┌─ The records

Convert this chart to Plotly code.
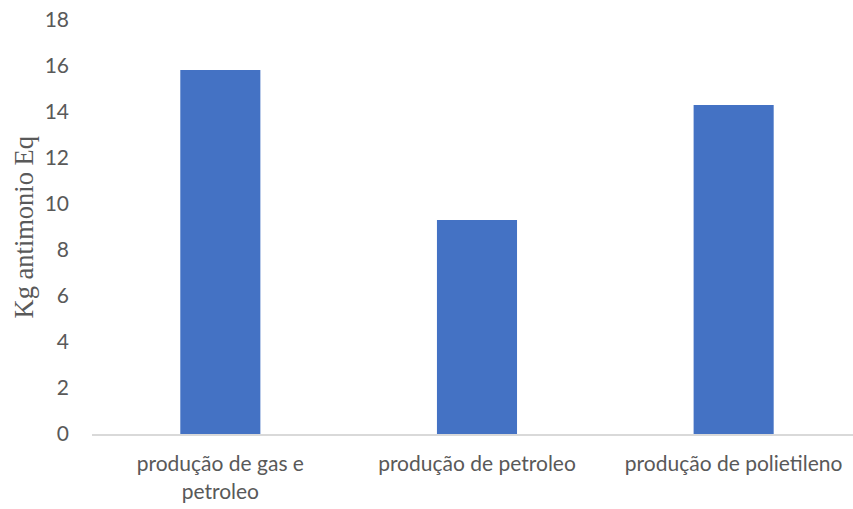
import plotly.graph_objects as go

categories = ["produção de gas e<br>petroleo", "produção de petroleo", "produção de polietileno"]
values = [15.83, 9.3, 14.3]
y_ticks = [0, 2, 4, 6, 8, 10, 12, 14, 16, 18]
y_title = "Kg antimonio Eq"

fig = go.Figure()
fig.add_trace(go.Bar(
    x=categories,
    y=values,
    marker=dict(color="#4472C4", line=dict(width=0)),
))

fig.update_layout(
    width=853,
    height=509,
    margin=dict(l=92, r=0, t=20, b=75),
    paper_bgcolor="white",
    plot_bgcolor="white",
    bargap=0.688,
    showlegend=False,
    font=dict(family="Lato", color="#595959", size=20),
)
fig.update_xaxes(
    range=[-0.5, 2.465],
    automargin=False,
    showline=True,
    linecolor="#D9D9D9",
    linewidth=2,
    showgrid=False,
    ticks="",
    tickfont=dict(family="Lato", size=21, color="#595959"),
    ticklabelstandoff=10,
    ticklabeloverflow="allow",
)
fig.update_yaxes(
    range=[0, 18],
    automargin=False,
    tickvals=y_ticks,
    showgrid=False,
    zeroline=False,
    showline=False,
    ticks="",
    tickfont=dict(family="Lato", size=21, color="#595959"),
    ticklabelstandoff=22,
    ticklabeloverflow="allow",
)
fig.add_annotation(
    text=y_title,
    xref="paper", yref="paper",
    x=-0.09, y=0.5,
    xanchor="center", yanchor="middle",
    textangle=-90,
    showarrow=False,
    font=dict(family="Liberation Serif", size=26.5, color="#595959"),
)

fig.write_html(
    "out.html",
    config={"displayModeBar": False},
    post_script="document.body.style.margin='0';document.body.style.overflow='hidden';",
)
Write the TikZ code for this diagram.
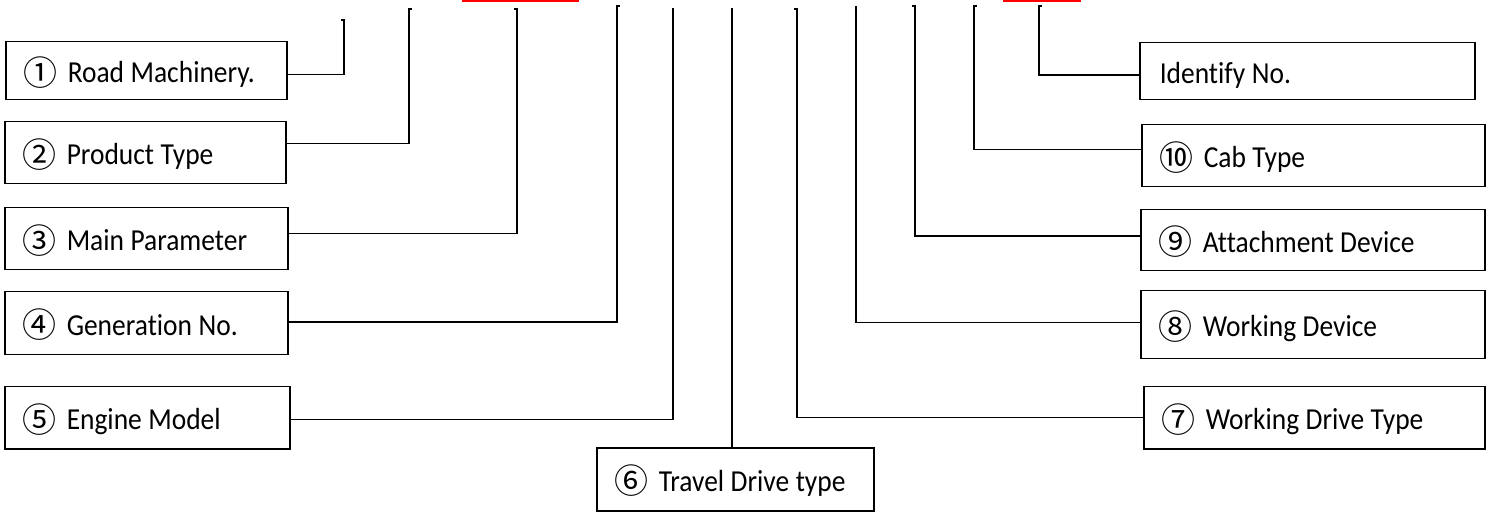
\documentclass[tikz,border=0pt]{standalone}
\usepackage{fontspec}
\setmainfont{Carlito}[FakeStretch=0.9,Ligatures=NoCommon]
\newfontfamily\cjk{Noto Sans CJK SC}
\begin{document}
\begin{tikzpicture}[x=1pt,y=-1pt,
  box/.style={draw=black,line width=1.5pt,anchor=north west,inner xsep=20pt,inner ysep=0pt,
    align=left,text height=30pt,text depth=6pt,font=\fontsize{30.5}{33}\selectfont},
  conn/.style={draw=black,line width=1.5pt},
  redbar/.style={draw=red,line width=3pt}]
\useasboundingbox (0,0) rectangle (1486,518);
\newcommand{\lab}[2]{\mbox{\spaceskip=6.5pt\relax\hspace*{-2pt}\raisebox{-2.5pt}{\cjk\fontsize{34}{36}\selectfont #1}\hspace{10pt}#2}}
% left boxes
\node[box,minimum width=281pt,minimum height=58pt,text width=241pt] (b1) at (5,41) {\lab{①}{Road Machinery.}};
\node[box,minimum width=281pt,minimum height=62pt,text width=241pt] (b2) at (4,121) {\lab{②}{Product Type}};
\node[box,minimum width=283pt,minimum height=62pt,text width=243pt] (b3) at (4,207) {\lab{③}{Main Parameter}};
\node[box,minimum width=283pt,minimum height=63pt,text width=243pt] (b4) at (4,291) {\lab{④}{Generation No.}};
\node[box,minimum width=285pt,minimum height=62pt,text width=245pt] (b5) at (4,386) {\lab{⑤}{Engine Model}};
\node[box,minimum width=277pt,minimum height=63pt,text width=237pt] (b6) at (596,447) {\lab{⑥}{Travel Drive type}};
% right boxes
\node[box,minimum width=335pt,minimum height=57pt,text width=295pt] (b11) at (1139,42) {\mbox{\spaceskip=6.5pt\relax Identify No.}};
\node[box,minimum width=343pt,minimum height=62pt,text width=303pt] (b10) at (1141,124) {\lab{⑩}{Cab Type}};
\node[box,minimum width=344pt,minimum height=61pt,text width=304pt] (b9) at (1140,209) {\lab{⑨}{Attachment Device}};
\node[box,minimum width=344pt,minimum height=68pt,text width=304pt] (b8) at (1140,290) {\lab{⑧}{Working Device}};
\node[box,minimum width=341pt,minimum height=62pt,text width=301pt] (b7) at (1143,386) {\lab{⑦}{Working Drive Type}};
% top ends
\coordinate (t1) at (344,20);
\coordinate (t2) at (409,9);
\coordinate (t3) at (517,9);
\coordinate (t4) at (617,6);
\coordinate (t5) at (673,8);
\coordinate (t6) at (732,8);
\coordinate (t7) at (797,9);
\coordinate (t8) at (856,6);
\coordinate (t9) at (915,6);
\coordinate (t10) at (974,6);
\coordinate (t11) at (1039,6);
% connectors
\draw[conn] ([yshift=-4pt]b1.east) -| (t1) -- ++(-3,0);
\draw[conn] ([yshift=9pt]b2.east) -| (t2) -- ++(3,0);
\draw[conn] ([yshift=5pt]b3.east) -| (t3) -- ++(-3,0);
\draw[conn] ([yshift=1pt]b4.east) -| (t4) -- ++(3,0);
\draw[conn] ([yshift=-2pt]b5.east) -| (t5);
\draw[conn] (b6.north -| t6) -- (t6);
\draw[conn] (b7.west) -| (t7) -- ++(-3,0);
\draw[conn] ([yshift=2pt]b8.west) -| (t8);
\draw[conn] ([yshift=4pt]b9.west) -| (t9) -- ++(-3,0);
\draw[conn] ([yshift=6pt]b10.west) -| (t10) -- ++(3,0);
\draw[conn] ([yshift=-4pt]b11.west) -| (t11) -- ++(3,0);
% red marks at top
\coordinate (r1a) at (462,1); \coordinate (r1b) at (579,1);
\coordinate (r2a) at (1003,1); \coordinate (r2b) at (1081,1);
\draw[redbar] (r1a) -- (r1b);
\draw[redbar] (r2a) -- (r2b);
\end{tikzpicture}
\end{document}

└─

Copy each line of the data above that holds "code".

Convert this chart to Plotly code.
Write the TikZ code for this diagram.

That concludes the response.